A verdade de uma afirmação é a propriedade de estar conforme com os fatos ou a realidade. Relaciona-se a coisa, fato ou evento real.

A retórica da lógica causal-dedutiva da Teoria Econômica Pura, baseada apenas na racionalidade, dispensa o realismo das premissas ou hipóteses? Basta haver previsões lógico-racionais, capazes de dar bons resultados, como sugeriu o Método de Economia Positiva, elaborado por Milton Friedman em 1953?

A obra “Costuras do Pensamento”, uma Festschriftpublicação da celebração em alemão – em homenagem aos 70 anos de José Marcio Rego, recém-lançada pela editora Bienal, reúne também reflexões sobre a Verdade na Economia. Algumas de minhas ideias a respeito se identificam com as de outros coautores.

Discuto a busca pela Verdade. Desde um curso com o Padre Vaz (criador da AP hegeliana), na FAFICH-UFMG, adoto a definição de Hegel: “A Verdade é O Todo”.

Como é impossível alcançar e descrever “O Todo”, minuciosamente, estamos sempre à procura da verdade, embora provisória e superável. O papel de um mestre é ensinar o método de busca, pois a verdade é o caminho para a verdade.

Há um consenso na área da metodologia científica sobre a inexistência de verdades absolutas, mas é possível estabelecer um consenso entre economistas sobre qual hipótese está vigente? A honestidade intelectual exigiria expor hipóteses somente após serem testadas e aprovadas.

A verdade deveria ser aceita com base em um método de análise científica, exigente de medição empírica. Pode se distinguir do aceito pela maioria dos economistas com formação ortodoxa, isto é, submissos à retórica do mainstream.

Na ausência de uma “Verdade demonstrada e absoluta”, deve-se buscar um acordo a partir do consenso sobre interpretações das evidências empíricas, através do debate, para fornecer pelo menos uma verdade com “v”  minúsculo.

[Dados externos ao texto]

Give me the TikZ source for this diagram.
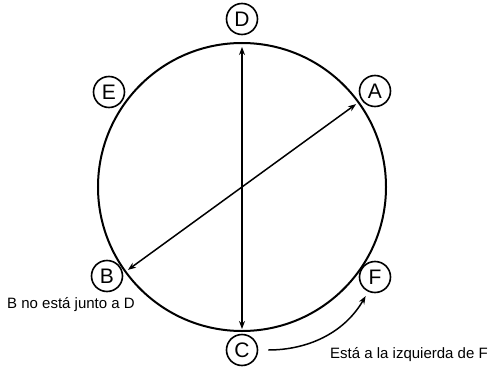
\documentclass[tikz,border=0pt]{standalone}
\usepackage{fontspec}
\setmainfont{Liberation Sans}
\usetikzlibrary{arrows.meta}
\begin{document}
\begin{tikzpicture}[x=1pt, y=1pt, >={Stealth[length=8pt, width=6pt]},
  letter/.style={circle, draw, line width=1.6pt, minimum size=31pt, inner sep=0pt, font=\fontsize{21}{21}\selectfont},
  note/.style={anchor=west, inner sep=0pt, font=\fontsize{15}{16}\selectfont}]
  \useasboundingbox (-242,-180) rectangle (258,187);
  \draw[line width=2pt] (0,0) circle (144);
  % letters round the table
  \node[letter] (D) at (0,168) {D};
  \node[letter] (C) at (0,-163) {C};
  \node[letter] (A) at (133,96) {A};
  \node[letter] (F) at (133,-90) {F};
  \node[letter] (B) at (-135,-89) {B};
  \node[letter] (E) at (-133,95) {E};
  % ends of the diameters
  \coordinate (top) at (90:140);
  \coordinate (bot) at (270:142);
  \coordinate (endA) at (36:141);
  \coordinate (endB) at (216:141);
  \draw[<->, line width=1.5pt] (top) -- (bot);
  \draw[<->, line width=1.5pt] (endA) -- (endB);
  \draw[->, line width=1.5pt, shorten <=10pt, shorten >=5pt] (C.east) to[out=0, in=-120] (F.-115);
  \node[note] (noteB) at (-235,-118) {B no está junto a D};
  \node[note] (noteC) at (88,-168) {Está a la izquierda de F};
\end{tikzpicture}
\end{document}
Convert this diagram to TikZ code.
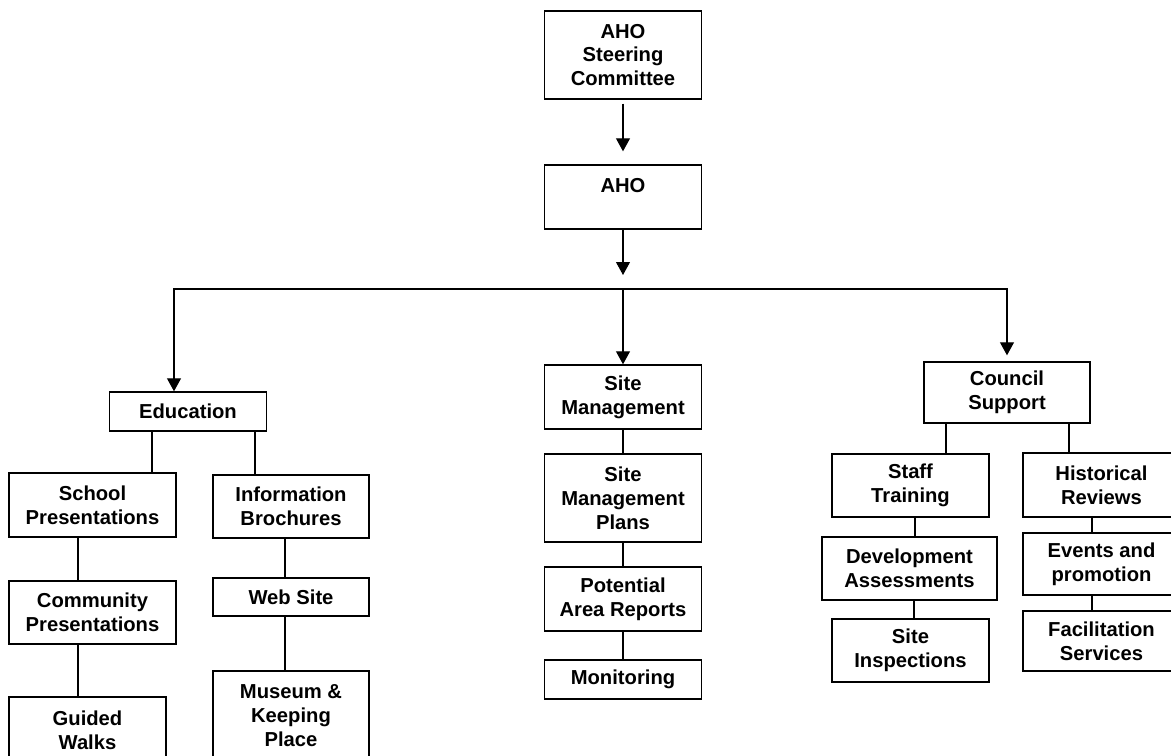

Essa verdade seria correspondente entre o pensado e o existente no mundo. Seria a adequação do intelecto às coisas reais.

A verdade, portanto, deve estar de acordo com os fatos ou a realidade, ser uma conclusão baseada na evidência, ser um fato inevitável, ser fiel a um padrão detectado. Enfim, deve ser a capacidade do intelecto adaptar-se à realidade

A verdade está intimamente ligada ao conhecimento. Para algo ser considerado conhecimento, deve ser verdadeiro e justificado.

O debate sobre a retórica na Economia possui dois lados: um otimista vê a conversa e o debate como um caminho para o avanço do conhecimento, e um pessimista vê a retórica como uma busca por convencer e persuadir, sem necessariamente buscar a verdade.

A retórica teria sido criada para convencer a respeito da verdade relativa do expositor. É difícil conciliar discurso persuasivo com conversa científica. O grande poder das ideias científicas é não ser possível desinventá-las depois de testadas.

A boa análise econômica é adequada ao espaço e ao tempo para a tomada de decisões práticas. Exige reconhecer os interesses econômicos, políticos e culturais dos diferentes grupos sociais, engajados em seus conflitos práticos, ou seja, exige a viabilidade política de suas proposições.

A história da Ciência Econômica é, afinal das contas, simplesmente uma história de ideologias? Não creio. José Marcio Rego, meu ex-aluno, destaca o equívoco da crença em existir apenas uma única Ciência Econômica.

Os ex-alunos dele, Paulo Gala e Gabriel Galípolo – nos meus 40 anos de docência já sou avô! Ou bisavô? Ou tataravô? –,discutem sobre Filosofia da Ciência e a verdade, abordando os seguintes pontos, inspirados em seu estimado ex-professor. A retórica na Economia não deve ser vinculada a movimentos na Filosofia como instrumento de demonstração de esnobismo diante a plebe ignara.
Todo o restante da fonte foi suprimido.